If we take this nonsensical “Arnold-recommendation” to its logical extension, we’d just double-up on all our workouts. Why not? If simply working a muscle twice as often will stimulate growth where it was previously slow or absent – why not double-up on everything and get super yoked for the effort? Is the writer presupposing that doing so would cause systemic overtraining, but local muscular overtraining won’t occur when doing it for one muscle group? If so, that’s an unexplained assumption or a lack of willingness to think anything out in detail. And it creates the misinformation that’s the root of too many people’s ongoing frustration with natural bodybuilding.

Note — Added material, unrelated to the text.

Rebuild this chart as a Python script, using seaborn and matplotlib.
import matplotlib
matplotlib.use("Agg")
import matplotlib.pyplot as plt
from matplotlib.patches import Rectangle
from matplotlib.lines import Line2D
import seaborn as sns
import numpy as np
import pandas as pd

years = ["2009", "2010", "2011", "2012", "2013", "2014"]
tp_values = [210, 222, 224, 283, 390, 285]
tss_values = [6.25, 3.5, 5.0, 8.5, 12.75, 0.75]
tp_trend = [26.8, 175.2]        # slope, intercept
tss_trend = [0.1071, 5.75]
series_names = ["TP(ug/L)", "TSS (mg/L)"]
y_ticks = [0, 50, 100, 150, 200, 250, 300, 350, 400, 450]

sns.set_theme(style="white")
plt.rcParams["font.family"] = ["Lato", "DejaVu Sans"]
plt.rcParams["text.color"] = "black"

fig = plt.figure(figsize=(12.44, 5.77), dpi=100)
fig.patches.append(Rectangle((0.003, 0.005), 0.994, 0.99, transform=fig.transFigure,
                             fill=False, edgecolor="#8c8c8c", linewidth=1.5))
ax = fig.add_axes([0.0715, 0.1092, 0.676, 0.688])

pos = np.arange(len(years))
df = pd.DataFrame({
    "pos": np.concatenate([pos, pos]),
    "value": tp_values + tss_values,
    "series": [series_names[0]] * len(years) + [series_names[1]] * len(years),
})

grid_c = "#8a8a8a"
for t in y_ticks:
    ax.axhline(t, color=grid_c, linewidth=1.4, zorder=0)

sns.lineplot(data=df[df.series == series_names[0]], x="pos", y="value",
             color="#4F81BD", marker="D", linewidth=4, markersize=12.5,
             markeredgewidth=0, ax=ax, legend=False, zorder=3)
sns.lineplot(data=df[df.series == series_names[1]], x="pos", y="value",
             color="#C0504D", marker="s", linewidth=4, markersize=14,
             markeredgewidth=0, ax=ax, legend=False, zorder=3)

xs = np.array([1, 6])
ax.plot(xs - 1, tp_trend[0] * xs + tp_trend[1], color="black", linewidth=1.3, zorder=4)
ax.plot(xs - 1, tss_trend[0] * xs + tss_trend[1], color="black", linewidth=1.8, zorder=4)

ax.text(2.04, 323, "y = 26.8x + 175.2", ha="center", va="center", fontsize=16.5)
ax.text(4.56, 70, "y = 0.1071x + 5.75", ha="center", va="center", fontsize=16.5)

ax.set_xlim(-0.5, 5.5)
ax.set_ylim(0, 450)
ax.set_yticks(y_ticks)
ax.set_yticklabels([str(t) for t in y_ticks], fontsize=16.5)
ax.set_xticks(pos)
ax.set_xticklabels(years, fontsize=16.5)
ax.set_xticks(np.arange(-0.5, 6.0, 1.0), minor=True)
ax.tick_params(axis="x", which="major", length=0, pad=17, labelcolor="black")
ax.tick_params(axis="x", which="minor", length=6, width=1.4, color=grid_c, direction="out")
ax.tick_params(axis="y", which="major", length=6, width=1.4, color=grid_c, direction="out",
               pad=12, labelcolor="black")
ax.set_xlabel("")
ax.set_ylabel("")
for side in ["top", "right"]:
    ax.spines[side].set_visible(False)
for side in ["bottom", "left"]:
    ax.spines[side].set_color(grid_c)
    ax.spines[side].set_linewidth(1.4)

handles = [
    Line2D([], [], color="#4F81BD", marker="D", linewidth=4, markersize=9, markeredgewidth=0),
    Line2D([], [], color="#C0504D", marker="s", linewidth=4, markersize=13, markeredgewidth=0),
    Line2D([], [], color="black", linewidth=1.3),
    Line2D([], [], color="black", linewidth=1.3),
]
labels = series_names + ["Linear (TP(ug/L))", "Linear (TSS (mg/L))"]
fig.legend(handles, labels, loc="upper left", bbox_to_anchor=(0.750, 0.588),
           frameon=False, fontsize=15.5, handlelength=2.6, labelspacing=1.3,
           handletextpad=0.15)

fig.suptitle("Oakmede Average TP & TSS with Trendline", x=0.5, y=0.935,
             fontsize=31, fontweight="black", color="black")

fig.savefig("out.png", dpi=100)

Frankly, I don’t know how these guys stay in business. With the exception of some decent recipes and a few good articles on proper exercise form, they’re practically devoid of no-nonsense muscle building information that wouldn’t have a trainee hitting a progress plateau within a short time. They plaster their pages with drug-built bodybuilders and then have the audacity to manipulate the digital photography in order to accentuate the muscularity of their cover models. It was bad enough when I used to get my bodybuilding information from those pages; It’s worse now, twenty years later.
My advice: If you gain workout motivation from looking at the photos in these magazines, I can’t say there’s anything wrong with that. Just make sure to peruse the muscle building advice surrounding those photos with your rational faculy fully plugged in.